| Directions for this task |
Quote word for word the lines below, beginning with the first and ending with the one that has "ax.plot(xl, slope *". Drop the pictures.

| Information shown |
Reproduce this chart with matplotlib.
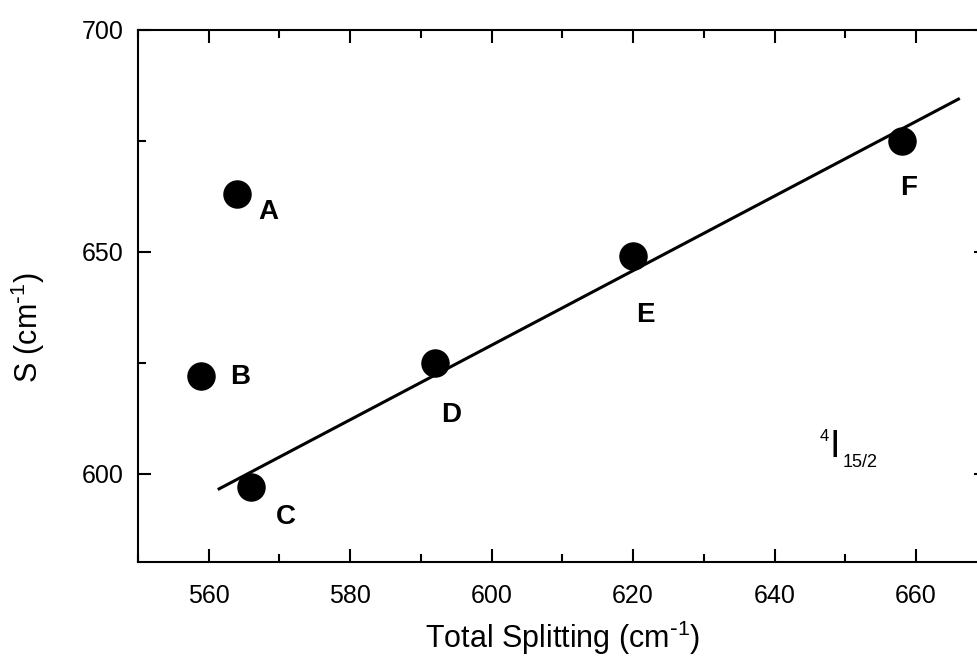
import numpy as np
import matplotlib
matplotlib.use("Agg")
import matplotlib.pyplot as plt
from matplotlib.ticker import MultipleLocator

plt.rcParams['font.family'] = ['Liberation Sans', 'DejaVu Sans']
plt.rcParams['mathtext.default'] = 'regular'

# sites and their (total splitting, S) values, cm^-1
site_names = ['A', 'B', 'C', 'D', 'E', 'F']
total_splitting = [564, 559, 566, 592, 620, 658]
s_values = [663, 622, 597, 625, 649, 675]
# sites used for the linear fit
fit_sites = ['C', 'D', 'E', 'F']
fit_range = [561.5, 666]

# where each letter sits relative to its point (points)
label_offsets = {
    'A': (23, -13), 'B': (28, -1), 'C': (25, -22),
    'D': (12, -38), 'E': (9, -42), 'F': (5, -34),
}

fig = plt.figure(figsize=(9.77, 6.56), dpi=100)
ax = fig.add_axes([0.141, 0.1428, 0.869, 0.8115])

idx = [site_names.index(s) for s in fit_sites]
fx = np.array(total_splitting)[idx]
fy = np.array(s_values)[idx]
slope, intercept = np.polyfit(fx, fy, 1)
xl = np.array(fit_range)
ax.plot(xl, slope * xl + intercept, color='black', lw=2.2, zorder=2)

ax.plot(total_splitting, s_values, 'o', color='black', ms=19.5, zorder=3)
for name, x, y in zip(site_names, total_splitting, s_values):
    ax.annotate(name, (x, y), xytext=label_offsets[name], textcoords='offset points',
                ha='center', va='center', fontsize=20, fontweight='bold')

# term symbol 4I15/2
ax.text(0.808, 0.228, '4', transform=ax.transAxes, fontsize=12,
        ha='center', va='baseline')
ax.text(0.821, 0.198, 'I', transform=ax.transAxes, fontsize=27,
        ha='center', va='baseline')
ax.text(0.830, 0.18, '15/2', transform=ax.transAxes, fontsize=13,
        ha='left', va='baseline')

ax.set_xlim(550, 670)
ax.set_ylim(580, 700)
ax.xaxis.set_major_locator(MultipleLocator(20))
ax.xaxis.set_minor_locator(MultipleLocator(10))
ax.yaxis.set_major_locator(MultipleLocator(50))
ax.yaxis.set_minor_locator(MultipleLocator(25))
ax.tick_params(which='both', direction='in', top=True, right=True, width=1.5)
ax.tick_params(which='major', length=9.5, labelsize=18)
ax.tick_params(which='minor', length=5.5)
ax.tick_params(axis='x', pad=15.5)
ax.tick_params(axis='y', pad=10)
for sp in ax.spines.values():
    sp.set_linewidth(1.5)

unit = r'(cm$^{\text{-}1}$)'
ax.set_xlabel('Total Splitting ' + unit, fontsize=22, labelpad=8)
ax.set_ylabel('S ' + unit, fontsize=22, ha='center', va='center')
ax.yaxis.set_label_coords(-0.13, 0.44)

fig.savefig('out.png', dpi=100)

| Task solution |
Reproduce this chart with matplotlib.
import numpy as np
import matplotlib
matplotlib.use("Agg")
import matplotlib.pyplot as plt
from matplotlib.ticker import MultipleLocator

plt.rcParams['font.family'] = ['Liberation Sans', 'DejaVu Sans']
plt.rcParams['mathtext.default'] = 'regular'

# sites and their (total splitting, S) values, cm^-1
site_names = ['A', 'B', 'C', 'D', 'E', 'F']
total_splitting = [564, 559, 566, 592, 620, 658]
s_values = [663, 622, 597, 625, 649, 675]
# sites used for the linear fit
fit_sites = ['C', 'D', 'E', 'F']
fit_range = [561.5, 666]

# where each letter sits relative to its point (points)
label_offsets = {
    'A': (23, -13), 'B': (28, -1), 'C': (25, -22),
    'D': (12, -38), 'E': (9, -42), 'F': (5, -34),
}

fig = plt.figure(figsize=(9.77, 6.56), dpi=100)
ax = fig.add_axes([0.141, 0.1428, 0.869, 0.8115])

idx = [site_names.index(s) for s in fit_sites]
fx = np.array(total_splitting)[idx]
fy = np.array(s_values)[idx]
slope, intercept = np.polyfit(fx, fy, 1)
xl = np.array(fit_range)
ax.plot(xl, slope * xl + intercept, color='black', lw=2.2, zorder=2)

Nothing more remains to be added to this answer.